■ Task instructions ■
Everything from the first line down to the line containing "(0,0) rectangle (654,381);" is to be retyped exactly, both ends included, with pictures left out.
-- start of Data extract --
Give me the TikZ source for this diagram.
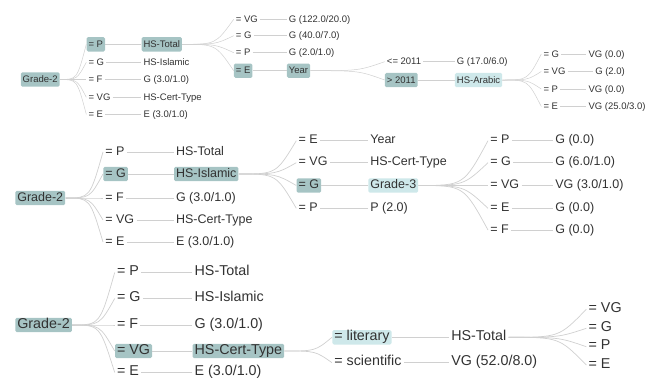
\documentclass[tikz,border=0pt]{standalone}
\usepackage{fontspec}
\setmainfont{Liberation Sans}
\usepackage{tikz}
\usetikzlibrary{calc}
\usepackage{xcolor}
\definecolor{tealbox}{RGB}{166,196,196}
\definecolor{tealpale}{RGB}{206,232,234}
\definecolor{inkgrey}{RGB}{50,50,50}
\definecolor{twiggrey}{RGB}{208,208,208}
\newcommand{\szsmall}{\fontsize{9.5}{11}\selectfont}
\newcommand{\szmid}{\fontsize{12.5}{14}\selectfont}
\newcommand{\szbig}{\fontsize{14.3}{16}\selectfont}
\tikzset{
  leaf/.style={anchor=west,inner xsep=2pt,inner ysep=2pt,text height=0.82em,text depth=0.22em,text=inkgrey},
  hl/.style={leaf,fill=tealbox,rounded corners=1.5pt},
  hlpale/.style={leaf,fill=tealpale,rounded corners=1.5pt},
  twig/.style={draw=twiggrey,to path={.. controls ($(\tikztostart)!0.65!(\tikztotarget |- \tikztostart)$) .. (\tikztotarget)}},
  stem/.style={draw=twiggrey},
}

\begin{document}
\begin{tikzpicture}[x=1pt,y=-1pt]
  \useasboundingbox (0,0) rectangle (654,381);

  % ---- small tree (top) ----
  \begin{scope}[font=\szsmall,line width=0.5pt]
    \node[hl]   (aRoot) at (20.5,79.5) {Grade-2};
    % first split
    \node[hl]   (aP)  at (86.3,44.3)  {= P};
    \node[leaf] (aG)  at (86.3,62.3)  {= G};
    \node[leaf] (aF)  at (86.3,79.5)  {= F};
    \node[leaf] (aVG) at (86.3,97.3)  {= VG};
    \node[leaf] (aE)  at (86.3,114.3) {= E};
    \node[hl]   (aTotal)   at (141.3,44.3)  {HS-Total};
    \node[leaf] (aIslamic) at (141.3,62.3)  {HS-Islamic};
    \node[leaf] (aFres)    at (141.3,79.5)  {G (3.0/1.0)};
    \node[leaf] (aCert)    at (141.3,97.3)  {HS-Cert-Type};
    \node[leaf] (aEres)    at (141.3,114.3) {E (3.0/1.0)};
    % HS-Total split
    \node[leaf] (aTVG) at (233.7,19.3) {= VG};
    \node[leaf] (aTG)  at (233.7,35.7) {= G};
    \node[leaf] (aTP)  at (233.7,52.7) {= P};
    \node[hl]   (aTE)  at (233.7,70.7) {= E};
    \node[leaf] (aTVGres) at (286.7,19.3) {G (122.0/20.0)};
    \node[leaf] (aTGres)  at (286.7,35.7) {G (40.0/7.0)};
    \node[leaf] (aTPres)  at (286.7,52.7) {G (2.0/1.0)};
    \node[hl]   (aYear)   at (286.7,70.7) {Year};
    % Year split
    \node[leaf] (aLow)  at (384.7,61.7) {<= 2011};
    \node[hl]   (aHigh) at (384.7,80)   {> 2011};
    \node[leaf]   (aLowres) at (454.7,61.7) {G (17.0/6.0)};
    \node[hlpale] (aArabic) at (454.7,80)   {HS-Arabic};
    % HS-Arabic split
    \node[leaf] (aAG)  at (541.3,54)   {= G};
    \node[leaf] (aAVG) at (541.3,71.5) {= VG};
    \node[leaf] (aAP)  at (541.3,89)   {= P};
    \node[leaf] (aAE)  at (541.3,106.5){= E};
    \node[leaf] (aAGres)  at (586.3,54)    {VG (0.0)};
    \node[leaf] (aAVGres) at (593,71.5)    {G (2.0)};
    \node[leaf] (aAPres)  at (586.3,89)    {VG (0.0)};
    \node[leaf] (aAEres)  at (586.3,106.5) {VG (25.0/3.0)};
    % connectors
    \foreach \c in {aP,aG,aF,aVG,aE}
      \draw[twig] (aRoot.east) to (\c.west);
    \foreach \c in {aTVG,aTG,aTP,aTE}
      \draw[twig] (aTotal.east) to (\c.west);
    \foreach \c in {aLow,aHigh}
      \draw[twig] (aYear.east) to (\c.west);
    \foreach \c in {aAG,aAVG,aAP,aAE}
      \draw[twig] (aArabic.east) to (\c.west);
    \foreach \a/\b in {aP/aTotal,aG/aIslamic,aF/aFres,aVG/aCert,aE/aEres,
        aTVG/aTVGres,aTG/aTGres,aTP/aTPres,aTE/aYear,aLow/aLowres,aHigh/aArabic,
        aAG/aAGres,aAVG/aAVGres,aAP/aAPres,aAE/aAEres}
      \draw[stem] (\a) -- (\b);
  \end{scope}

  % ---- middle tree ----
  \begin{scope}[font=\szmid,line width=0.7pt]
    \node[hl]   (bRoot) at (15,198) {Grade-2};
    % first split
    \node[leaf] (bP)  at (103,152) {= P};
    \node[hl]   (bG)  at (103,174) {= G};
    \node[leaf] (bF)  at (103,198) {= F};
    \node[leaf] (bVG) at (103,220) {= VG};
    \node[leaf] (bE)  at (103,242) {= E};
    \node[leaf] (bTotal)   at (173.7,152) {HS-Total};
    \node[hl]   (bIslamic) at (173.7,174) {HS-Islamic};
    \node[leaf] (bFres)    at (173.7,198) {G (3.0/1.0)};
    \node[leaf] (bCert)    at (173.7,220) {HS-Cert-Type};
    \node[leaf] (bEres)    at (173.7,242) {E (3.0/1.0)};
    % HS-Islamic split
    \node[leaf] (bIE)  at (296.3,140.7) {= E};
    \node[leaf] (bIVG) at (296.3,162.7) {= VG};
    \node[hl]   (bIG)  at (296.3,185.5) {= G};
    \node[leaf] (bIP)  at (296.3,208.3) {= P};
    \node[leaf]   (bYear)   at (368,140.7) {Year};
    \node[leaf]   (bCert2)  at (368,162.7) {HS-Cert-Type};
    \node[hlpale] (bGrade3) at (368,185.5) {Grade-3};
    \node[leaf]   (bIPres)  at (368,208.3) {P (2.0)};
    % Grade-3 split
    \node[leaf] (bSP)  at (488,140.7) {= P};
    \node[leaf] (bSG)  at (488,162.7) {= G};
    \node[leaf] (bSVG) at (488,185.5) {= VG};
    \node[leaf] (bSE)  at (488,208.3) {= E};
    \node[leaf] (bSF)  at (488,230)   {= F};
    \node[leaf] (bSPres)  at (553,140.7) {G (0.0)};
    \node[leaf] (bSGres)  at (553,162.7) {G (6.0/1.0)};
    \node[leaf] (bSVGres) at (553,185.5) {VG (3.0/1.0)};
    \node[leaf] (bSEres)  at (553,208.3) {G (0.0)};
    \node[leaf] (bSFres)  at (553,230)   {G (0.0)};
    % connectors
    \foreach \c in {bP,bG,bF,bVG,bE}
      \draw[twig] (bRoot.east) to (\c.west);
    \foreach \c in {bIE,bIVG,bIG,bIP}
      \draw[twig] (bIslamic.east) to (\c.west);
    \foreach \c in {bSP,bSG,bSVG,bSE,bSF}
      \draw[twig] (bGrade3.east) to (\c.west);
    \foreach \a/\b in {bP/bTotal,bG/bIslamic,bF/bFres,bVG/bCert,bE/bEres,
        bIE/bYear,bIVG/bCert2,bIG/bGrade3,bIP/bIPres,
        bSP/bSPres,bSG/bSGres,bSVG/bSVGres,bSE/bSEres,bSF/bSFres}
      \draw[stem] (\a) -- (\b);
  \end{scope}

  % ---- large tree (bottom) ----
  \begin{scope}[font=\szbig,line width=0.7pt]
    \node[hl]   (cRoot) at (15,325) {Grade-2};
    % first split
    \node[leaf] (cP)  at (114.7,272.5) {= P};
    \node[leaf] (cG)  at (114.7,298.5) {= G};
    \node[leaf] (cF)  at (114.7,325)   {= F};
    \node[hl]   (cVG) at (114.7,351)   {= VG};
    \node[leaf] (cE)  at (114.7,372.5) {= E};
    \node[leaf] (cTotal)   at (192.3,272.5) {HS-Total};
    \node[leaf] (cIslamic) at (192.3,298.5) {HS-Islamic};
    \node[leaf] (cFres)    at (192.3,325)   {G (3.0/1.0)};
    \node[hl]   (cCert)    at (192.3,351)   {HS-Cert-Type};
    \node[leaf] (cEres)    at (192.3,372.5) {E (3.0/1.0)};
    % HS-Cert-Type split
    \node[hlpale] (cLit) at (332,337.3) {= literary};
    \node[leaf]   (cSci) at (332,362.7) {= scientific};
    \node[leaf] (cTotal2) at (449,337.3) {HS-Total};
    \node[leaf] (cScires) at (449,362.7) {VG (52.0/8.0)};
    % HS-Total split
    \node[leaf] (cHVG) at (586.3,309.3) {= VG};
    \node[leaf] (cHG)  at (586.3,328.3) {= G};
    \node[leaf] (cHP)  at (586.3,346.7) {= P};
    \node[leaf] (cHE)  at (586.3,365)   {= E};
    % connectors
    \foreach \c in {cP,cG,cF,cVG,cE}
      \draw[twig] (cRoot.east) to (\c.west);
    \foreach \c in {cLit,cSci}
      \draw[twig] (cCert.east) to (\c.west);
    \foreach \c in {cHVG,cHG,cHP,cHE}
      \draw[twig] (cTotal2.east) to (\c.west);
    \foreach \a/\b in {cP/cTotal,cG/cIslamic,cF/cFres,cVG/cCert,cE/cEres,
        cLit/cTotal2,cSci/cScires}
      \draw[stem] (\a) -- (\b);
  \end{scope}
\end{tikzpicture}
\end{document}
-- end of Data extract --
■ The solution ■
Give me the TikZ source for this diagram.
\documentclass[tikz,border=0pt]{standalone}
\usepackage{fontspec}
\setmainfont{Liberation Sans}
\usepackage{tikz}
\usetikzlibrary{calc}
\usepackage{xcolor}
\definecolor{tealbox}{RGB}{166,196,196}
\definecolor{tealpale}{RGB}{206,232,234}
\definecolor{inkgrey}{RGB}{50,50,50}
\definecolor{twiggrey}{RGB}{208,208,208}
\newcommand{\szsmall}{\fontsize{9.5}{11}\selectfont}
\newcommand{\szmid}{\fontsize{12.5}{14}\selectfont}
\newcommand{\szbig}{\fontsize{14.3}{16}\selectfont}
\tikzset{
  leaf/.style={anchor=west,inner xsep=2pt,inner ysep=2pt,text height=0.82em,text depth=0.22em,text=inkgrey},
  hl/.style={leaf,fill=tealbox,rounded corners=1.5pt},
  hlpale/.style={leaf,fill=tealpale,rounded corners=1.5pt},
  twig/.style={draw=twiggrey,to path={.. controls ($(\tikztostart)!0.65!(\tikztotarget |- \tikztostart)$) .. (\tikztotarget)}},
  stem/.style={draw=twiggrey},
}

\begin{document}
\begin{tikzpicture}[x=1pt,y=-1pt]
  \useasboundingbox (0,0) rectangle (654,381);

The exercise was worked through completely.